*Task to carry out:* Retype all material exactly. Pictures stay out of the copy.

*Records with drawing code:*
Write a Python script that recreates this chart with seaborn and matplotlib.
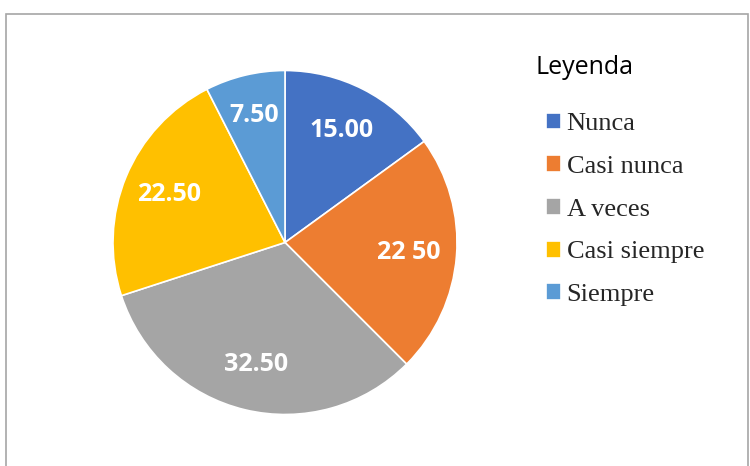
import matplotlib
matplotlib.use("Agg")
import matplotlib.pyplot as plt
import seaborn as sns
import numpy as np
from matplotlib.patches import Rectangle

categorias = ["Nunca", "Casi nunca", "A veces", "Casi siempre", "Siempre"]
valores = [15.00, 22.50, 32.50, 22.50, 7.50]
etiquetas = ["15.00", "22 50", "32.50", "22.50", "7.50"]
colores = ["#4472C4", "#ED7D31", "#A5A5A5", "#FFC000", "#5B9BD5"]

sns.set_theme(style="white")
plt.rcParams['font.family'] = ['DejaVu Sans']

W, H = 750, 466
fig = plt.figure(figsize=(W / 100, H / 100), dpi=100)

# pie axes: centre ~ (285, 242), radius ~ 172 px
cx, cy, r = 285, 242.5, 172
ax = fig.add_axes([(cx - r) / W, (H - cy - r) / H, 2 * r / W, 2 * r / H])

wedges, _ = ax.pie(
    valores,
    colors=sns.color_palette(colores),
    startangle=90,
    counterclock=False,
    wedgeprops=dict(edgecolor="white", linewidth=1.2),
    radius=1,
)
ax.set_xlim(-1, 1)
ax.set_ylim(-1, 1)
ax.set_aspect("equal")

# data labels inside the slices (the small slice gets its label a bit further out)
dist = [0.73, 0.72, 0.73, 0.73, 0.76]
for w, txt, d in zip(wedges, etiquetas, dist):
    mid = np.deg2rad((w.theta1 + w.theta2) / 2)
    ax.text(d * np.cos(mid), d * np.sin(mid), txt,
            ha="center", va="center", color="white",
            fontsize=18, fontweight="bold", family=["Open Sans", "DejaVu Sans"])

# legend title drawn apart so it can sit left of the markers
fig.text(536 / W, 1 - 67 / H, "Leyenda", ha="left", va="center",
         fontsize=18, family=["Open Sans", "DejaVu Sans"], color="black")

leg = fig.legend(
    wedges, categorias,
    loc="upper left",
    bbox_to_anchor=(535 / W, 1 - 102 / H),
    frameon=False,
    prop=dict(family=["Liberation Serif"], size=19),
    handlelength=0.6, handleheight=0.6, handletextpad=0.2,
    labelspacing=0.76, borderaxespad=0,
)

# chart border (bottom edge is cut off in the reference)
fig.patches.append(Rectangle((6 / W, -0.05), 742 / W, 1.05 - 14 / H,
                             transform=fig.transFigure, fill=False,
                             edgecolor="#A6A6A6", linewidth=1.2))

fig.savefig("out.png", dpi=100)
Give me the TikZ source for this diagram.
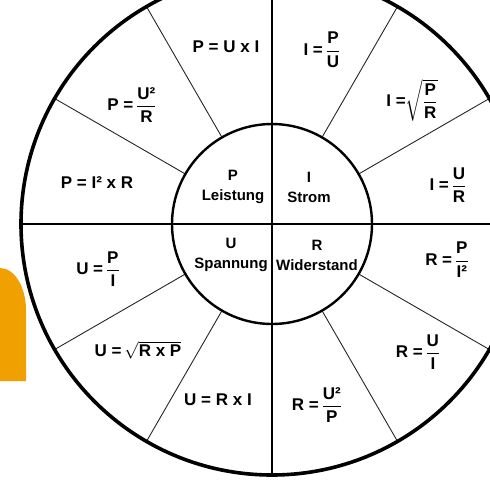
\documentclass[tikz,border=0pt]{standalone}
\usepackage{amsmath}
\usepackage{fontspec}
\setmainfont{Liberation Sans}
\usetikzlibrary{calc}
\definecolor{orng}{RGB}{240,160,0}
\newcommand\frc[2]{$\genfrac{}{}{1.3pt}{0}{\text{#1}}{\text{#2}}$}
\newcommand\rfrc[2]{$\sqrt{\genfrac{}{}{1.3pt}{0}{\text{#1}}{\text{#2}}}$}
\newcommand\rtxt[1]{$\sqrt{\text{#1}}$}
\begin{document}
\begin{tikzpicture}[x=1pt,y=-1pt,
  formula/.style={inner sep=0pt,font=\fontsize{17}{20}\selectfont\bfseries},
  qty/.style={inner sep=0pt,align=center,font=\fontsize{15}{20}\selectfont\bfseries},
  ring/.style={line width=3.6pt},
  hub/.style={line width=2.4pt},
  axis/.style={line width=1.2pt},
  spoke/.style={line width=0.9pt,black!85}]
\useasboundingbox (0,0) rectangle (490,483);
\clip (0,0) rectangle (490,483);
\fill[white] (0,0) rectangle (490,483);
% orange tab
\fill[orng] (0,268) arc[start angle=-90,end angle=0,x radius=26,y radius=42]
  -- (26,381) -- (0,381) -- cycle;
\coordinate (c) at (272,224);
% axes
\coordinate (L) at ($(c)+(180:251)$);
\coordinate (Rr) at ($(c)+(0:251)$);
\coordinate (T) at ($(c)+(90:251)$);
\coordinate (B) at ($(c)+(270:251)$);
\draw[axis] (L) -- (Rr);
\draw[axis] (T) -- (B);
% spokes
\foreach \a in {30,60,120,150,210,240,300,330}{
  \coordinate (s\a) at ($(c)+(\a:100)$);
  \coordinate (e\a) at ($(c)+(\a:251)$);
  \draw[spoke] (s\a) -- (e\a);
}
\draw[hub] (c) circle[radius=100];
\draw[ring] (c) circle[radius=251];
% centre labels
\node[qty] (p) at (233,187) {P\\Leistung};
\node[qty] (i) at (309,187) {I\\Strom};
\node[qty] (u) at (231,255) {U\\Spannung};
\node[qty] (r) at (317,255) {R\\Widerstand};
% formulas
\node[formula] (f1) at (226,47) {P = U x I};
\node[formula] (f2) at (322,50) {I =\,\frc{P}{U}};
\node[formula] (f3) at (132,105) {P =\,\frc{U²}{R}};
\node[formula] (f4) at (412,100) {I =\rfrc{P}{R}};
\node[formula] (f5) at (97,183) {P = I² x R};
\node[formula] (f6) at (448,185) {I =\,\frc{U}{R}};
\node[formula] (f7) at (98,269) {U =\,\frc{P}{I}};
\node[formula] (f8) at (447,260) {R =\,\frc{P}{I²}};
\node[formula] (f9) at (138,350) {U =\,\rtxt{R x P}};
\node[formula] (f10) at (418,352) {R =\,\frc{U}{I}};
\node[formula] (f11) at (218,400) {U = R x I};
\node[formula] (f12) at (317,405) {R =\,\frc{U²}{P}};
\end{tikzpicture}
\end{document}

*Solution for this task:*
Write a Python script that recreates this chart with seaborn and matplotlib.
import matplotlib
matplotlib.use("Agg")
import matplotlib.pyplot as plt
import seaborn as sns
import numpy as np
from matplotlib.patches import Rectangle

categorias = ["Nunca", "Casi nunca", "A veces", "Casi siempre", "Siempre"]
valores = [15.00, 22.50, 32.50, 22.50, 7.50]
etiquetas = ["15.00", "22 50", "32.50", "22.50", "7.50"]
colores = ["#4472C4", "#ED7D31", "#A5A5A5", "#FFC000", "#5B9BD5"]

sns.set_theme(style="white")
plt.rcParams['font.family'] = ['DejaVu Sans']

W, H = 750, 466
fig = plt.figure(figsize=(W / 100, H / 100), dpi=100)

# pie axes: centre ~ (285, 242), radius ~ 172 px
cx, cy, r = 285, 242.5, 172
ax = fig.add_axes([(cx - r) / W, (H - cy - r) / H, 2 * r / W, 2 * r / H])

wedges, _ = ax.pie(
    valores,
    colors=sns.color_palette(colores),
    startangle=90,
    counterclock=False,
    wedgeprops=dict(edgecolor="white", linewidth=1.2),
    radius=1,
)
ax.set_xlim(-1, 1)
ax.set_ylim(-1, 1)
ax.set_aspect("equal")

# data labels inside the slices (the small slice gets its label a bit further out)
dist = [0.73, 0.72, 0.73, 0.73, 0.76]
for w, txt, d in zip(wedges, etiquetas, dist):
    mid = np.deg2rad((w.theta1 + w.theta2) / 2)
    ax.text(d * np.cos(mid), d * np.sin(mid), txt,
            ha="center", va="center", color="white",
            fontsize=18, fontweight="bold", family=["Open Sans", "DejaVu Sans"])

# legend title drawn apart so it can sit left of the markers
fig.text(536 / W, 1 - 67 / H, "Leyenda", ha="left", va="center",
         fontsize=18, family=["Open Sans", "DejaVu Sans"], color="black")

leg = fig.legend(
    wedges, categorias,
    loc="upper left",
    bbox_to_anchor=(535 / W, 1 - 102 / H),
    frameon=False,
    prop=dict(family=["Liberation Serif"], size=19),
    handlelength=0.6, handleheight=0.6, handletextpad=0.2,
    labelspacing=0.76, borderaxespad=0,
)

# chart border (bottom edge is cut off in the reference)
fig.patches.append(Rectangle((6 / W, -0.05), 742 / W, 1.05 - 14 / H,
                             transform=fig.transFigure, fill=False,
                             edgecolor="#A6A6A6", linewidth=1.2))

fig.savefig("out.png", dpi=100)
Give me the TikZ source for this diagram.
\documentclass[tikz,border=0pt]{standalone}
\usepackage{amsmath}
\usepackage{fontspec}
\setmainfont{Liberation Sans}
\usetikzlibrary{calc}
\definecolor{orng}{RGB}{240,160,0}
\newcommand\frc[2]{$\genfrac{}{}{1.3pt}{0}{\text{#1}}{\text{#2}}$}
\newcommand\rfrc[2]{$\sqrt{\genfrac{}{}{1.3pt}{0}{\text{#1}}{\text{#2}}}$}
\newcommand\rtxt[1]{$\sqrt{\text{#1}}$}
\begin{document}
\begin{tikzpicture}[x=1pt,y=-1pt,
  formula/.style={inner sep=0pt,font=\fontsize{17}{20}\selectfont\bfseries},
  qty/.style={inner sep=0pt,align=center,font=\fontsize{15}{20}\selectfont\bfseries},
  ring/.style={line width=3.6pt},
  hub/.style={line width=2.4pt},
  axis/.style={line width=1.2pt},
  spoke/.style={line width=0.9pt,black!85}]
\useasboundingbox (0,0) rectangle (490,483);
\clip (0,0) rectangle (490,483);
\fill[white] (0,0) rectangle (490,483);
% orange tab
\fill[orng] (0,268) arc[start angle=-90,end angle=0,x radius=26,y radius=42]
  -- (26,381) -- (0,381) -- cycle;
\coordinate (c) at (272,224);
% axes
\coordinate (L) at ($(c)+(180:251)$);
\coordinate (Rr) at ($(c)+(0:251)$);
\coordinate (T) at ($(c)+(90:251)$);
\coordinate (B) at ($(c)+(270:251)$);
\draw[axis] (L) -- (Rr);
\draw[axis] (T) -- (B);
% spokes
\foreach \a in {30,60,120,150,210,240,300,330}{
  \coordinate (s\a) at ($(c)+(\a:100)$);
  \coordinate (e\a) at ($(c)+(\a:251)$);
  \draw[spoke] (s\a) -- (e\a);
}
\draw[hub] (c) circle[radius=100];
\draw[ring] (c) circle[radius=251];
% centre labels
\node[qty] (p) at (233,187) {P\\Leistung};
\node[qty] (i) at (309,187) {I\\Strom};
\node[qty] (u) at (231,255) {U\\Spannung};
\node[qty] (r) at (317,255) {R\\Widerstand};
% formulas
\node[formula] (f1) at (226,47) {P = U x I};
\node[formula] (f2) at (322,50) {I =\,\frc{P}{U}};
\node[formula] (f3) at (132,105) {P =\,\frc{U²}{R}};
\node[formula] (f4) at (412,100) {I =\rfrc{P}{R}};
\node[formula] (f5) at (97,183) {P = I² x R};
\node[formula] (f6) at (448,185) {I =\,\frc{U}{R}};
\node[formula] (f7) at (98,269) {U =\,\frc{P}{I}};
\node[formula] (f8) at (447,260) {R =\,\frc{P}{I²}};
\node[formula] (f9) at (138,350) {U =\,\rtxt{R x P}};
\node[formula] (f10) at (418,352) {R =\,\frc{U}{I}};
\node[formula] (f11) at (218,400) {U = R x I};
\node[formula] (f12) at (317,405) {R =\,\frc{U²}{P}};
\end{tikzpicture}
\end{document}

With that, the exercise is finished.